Procurada pela reportagem, a PGR não retornou até a publicação desta edição. A Procuradoria da República da Primeira Região disse que não poderia falar sobre a denúncia porque ela está sob sigilo.
As vantagens oferecidas a ângelo Villela teriam sido o pagamento de ⅓ do valor de R$ 3,754 milhões pagos pela Eldorado Brasil Celulose ao escritório Willer Tomaz Advogados Associados “sob o pretexto de prestação de serviços de advocacia”; o pagamento de R$ 50 mil mensais, “a título de ‘ajuda de custo’”; e o percentual de êxito na redução dos valores de avaliação das ações da Eldorado no âmbito da Operação Greenfield. Willer Tomaz teria levado a promessa de vantagens indevidas ao então procurador da República no DF — uma das contrapartidas seria a atuação do procurador para buscar o arquivamento da investigação.
Villela teria revelado fatos e informações aos quais teve ciência em razão do cargo e que deveriam permanecer em segredo, como o conteúdo de duas reuniões sigilosas, tendo até apresentado documentos com “resumos de informações e estratégias confidenciais e sensíveis da Força-Tarefa da Greenfield” a Willer Tomaz para que fossem encaminhados a Joesley Batista.
A lavagem de dinheiro apontada pela denúncia teria ocorrido entre 21 de fevereiro e 2 de março de 2017 em relação ao primeiro pagamento ao procurador. Segundo a denúncia, a contratação do escritório Willer Tomaz Advogados Associados, pela Eldorado, em 23 de fevereiro, “serviu como meio e instrumento de execução de dois propósitos escusos”, que seriam a prática de corrupção e a lavagem de dinheiro.

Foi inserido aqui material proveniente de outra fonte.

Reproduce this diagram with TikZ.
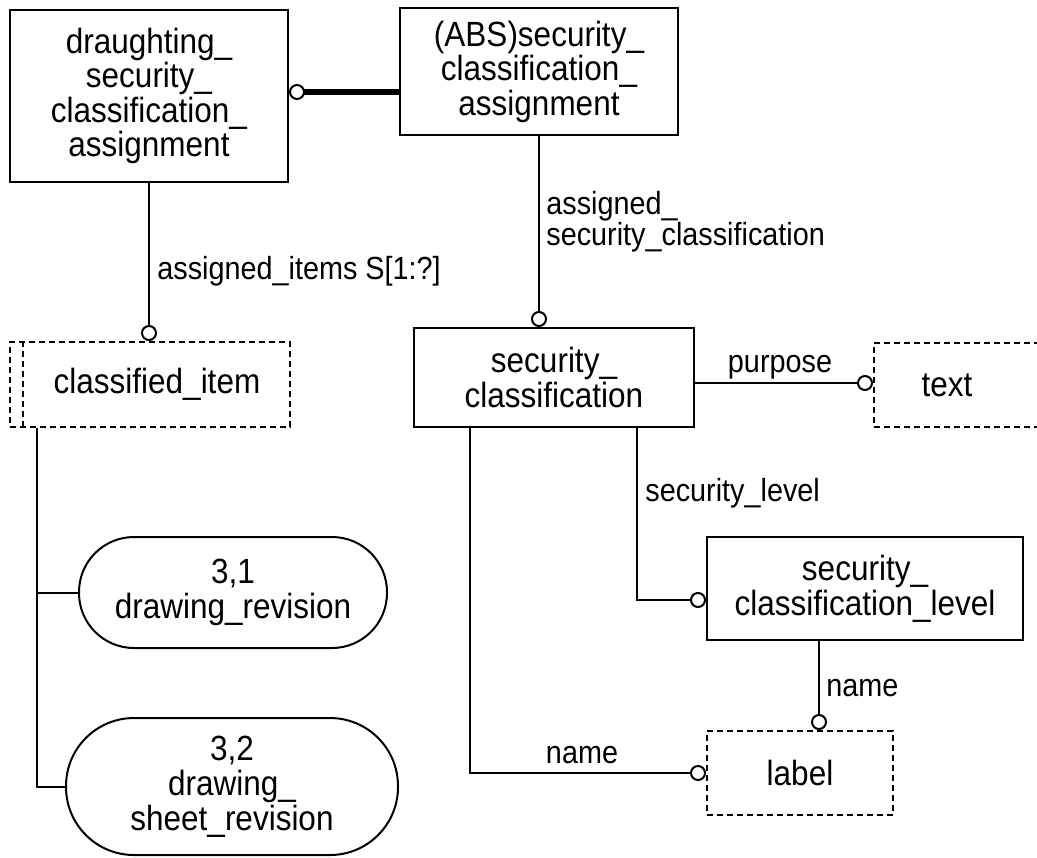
\documentclass[tikz,border=0pt]{standalone}
\usepackage{fontspec}
\setmainfont{Liberation Sans}[FakeStretch=0.9]
\usetikzlibrary{calc,arrows.meta}

\begin{document}
\begin{tikzpicture}[x=0.5pt,y=-0.5pt,
    ent/.style={draw, line width=1pt, align=center, inner sep=0pt, font=\fontsize{17.5}{16}\selectfont},
    ref/.style={ent, dashed, dash pattern=on 3pt off 2pt},
    pill/.style={ent, font=\fontsize{17.5}{17.5}\selectfont},
    lab/.style={inner sep=0pt, align=left, font=\fontsize{16}{15.5}\selectfont},
    rel/.style={line width=1pt, -{Circle[open,length=8pt,width=8pt,line width=1pt]}},
    link/.style={line width=1pt}]
  \useasboundingbox (0,0) rectangle (1037,857);

  % entities
  \node[ent, minimum width=139pt, minimum height=86pt] (dsca) at (149,96) {draughting\_\\security\_\\classification\_\\assignment};
  \node[ent, minimum width=139pt, minimum height=63.5pt] (abs) at (539,71.5) {(ABS)security\_\\classification\_\\assignment};
  \node[ent, minimum width=140pt, minimum height=49.5pt] (sc) at (554,377.5) {security\_\\classification};
  \node[ent, minimum width=158pt, minimum height=51.5pt] (scl) at (865,588.5) {security\_\\classification\_level};

  % referenced types
  \node[ref, minimum width=140pt, minimum height=42.5pt] (ci) at (150,384.5) {\hspace*{7pt}classified\_item};
  \draw[link, dashed, dash pattern=on 3pt off 2pt] ($(ci.north west)+(14,0)$) -- ($(ci.south west)+(14,0)$);
  \node[ref, minimum width=83pt, minimum height=42pt] (txt) at (957,385) {\hspace*{-10pt}text};
  \node[ref, minimum width=93pt, minimum height=42pt] (lbl) at (800,773) {label};

  % page references
  \node[pill, rounded corners=27.5pt, minimum width=154pt, minimum height=55.5pt] (dr) at (233,592.5) {3,1\\drawing\_revision};
  \node[pill, rounded corners=34pt, minimum width=166pt, minimum height=68.5pt] (dsr) at (232,786.5) {3,2\\drawing\_\\sheet\_revision};

  % relationships
  \draw[rel, line width=3pt] (abs.west |- 0,92) -- (dsca.east |- 0,92);
  \draw[rel] (dsca.south) -- (dsca.south |- ci.north);
  \node[lab, anchor=west] (lai) at (157,271) {assigned\_items S[1:?]};
  \draw[rel] (abs.south) -- (abs.south |- sc.north);
  \node[lab, anchor=west] (lasc) at (546,222) {assigned\_\\security\_classification};
  \draw[rel] (sc.east |- 0,383) -- (txt.west |- 0,383);
  \node[lab] (lpur) at (780,367) {purpose};
  \draw[rel] (sc.south -| 637,0) |- ($(scl.west)+(0,11.5)$);
  \node[lab, anchor=west] (lsl) at (645,493) {security\_level};
  \draw[rel] (sc.south -| 470,0) |- (lbl.west);
  \node[lab] (lnm) at (582,755) {name};
  \draw[rel] (scl.south -| 819,0) -- (lbl.north -| 819,0);
  \node[lab, anchor=west] (lnm2) at (826,688) {name};

  % subtypes
  \draw[link] (ci.south -| 37,0) |- (dsr.west);
  \draw[link] (dr.west) -- (dr.west -| 37,0);
\end{tikzpicture}
\end{document}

Também teria havido lavagem no pagamento de honorários ao escritório de advocacia, com finalidade de remunerar o procurador.
A denúncia aponta que o presidente da OAB-DF, Juliano Costa Couto, foi um dos articuladores do acerto com Joesley Batista, Francisco de Assis e Eldorado Brasil Celulose S/A. De acordo com a peça, na execução da medida de busca e apreensão determinada pelo ministro do STF Edson Fachin, foi encontrada minuta com os mesmos termos do contrato firmado entre a empresa e o escritório Willer Tomaz Advogados Associados, tendo o próprio Juliano Costa Couto figurando como contratado no mesmo valor de R$ 15 milhões.
“Não restam dúvidas, dessarte, que Juliano Costa Couto, embora não tenha figurado formalmente no contrato de prestação de serviços de advocacia, já que evidenciaria o conflito de interesses por advogar contra a Seara Alimentos S.A., uma das empresas do grupo J&F, em outro feito, ainda assim atuou intensamente nos bastidores para a viabilização do acerto, que lhe resultou proveito econômico equivalente a um terço do valor pago na ocasião pela Eldorado Brasil Celulose”, diz a denúncia.
Da mesma forma, prosseguem os procuradores, o publicitário “André Gustavo também obteve o mesmo proveito econômico que Juliano Costa Couto por apresentá-lo a Joesley Batista e insistir na contratação, exercendo, portanto, a função de agenciador e viabilizador do acerto criminoso”.
“Portanto, os fatos até aqui narrados tornam evidente e cristalina a presença do dolo das condutas de Joesley Batista e Francisco de Assis, em total, absoluta e convergente unidade de desígnios com Willer Tomaz, Juliano Costa Couto, André Gustavo Vieira da Silva e o procurador da república Ângelo Goulart Villela na prática dos delitos de corrupção ativa e passiva.”
Em nota, o advogado Willer Tomaz diz que não há “qualquer prova de algum ato ilícito que eu tenha cometido” e afirmou que não há credibilidade dos delatores e que houve mentiras e omissões. “Trata-se de um verdadeiro buffet, com perdão pelo estilo, no qual o MPF escolhe ao bel prazer o que lhe interessa, tomando alguns trechos dos depoimentos como verdade absoluta, dogma solar que tudo toca, e outros como a mais absurda das mentiras”. “Provarei o equívoco e a parcialidade, por razões institucionais, do Ministério Público. Confio plenamente no judiciário brasileiro”, afirmou.
A defesa do procurador da República Ângelo Goulart Villela afirma que seu cliente é inocente e nega “veementemente” a prática de todos os delitos pelos quais é acusado. O advogado Gustavo Badaró, que integra a defesa de Villela, classifica a denúncia como infundada e incoerente.
“A defesa confia que, após a apresentação da resposta de Ângelo Goulart Villela, o Tribunal Regional Federal fará justiça e rejeitará essa acusação requentada, infundada e incoerente.”
Por meio de nota, Juliano Costa Couto afirmou estar surpreso diante da notícia de que seu nome consta em aditamento à denúncia oferecida pelo Ministério Público Federal no âmbito do Tribunal Regional Federal da 1ª Região (TRF1). “Não cometi nenhuma ilegalidade. Tenho a consciência tranquila e me defenderei com a autoridade e direitos de inocente.”
A reportagem não conseguiu contato com Francisco de Assis e Silva e André Gustavo.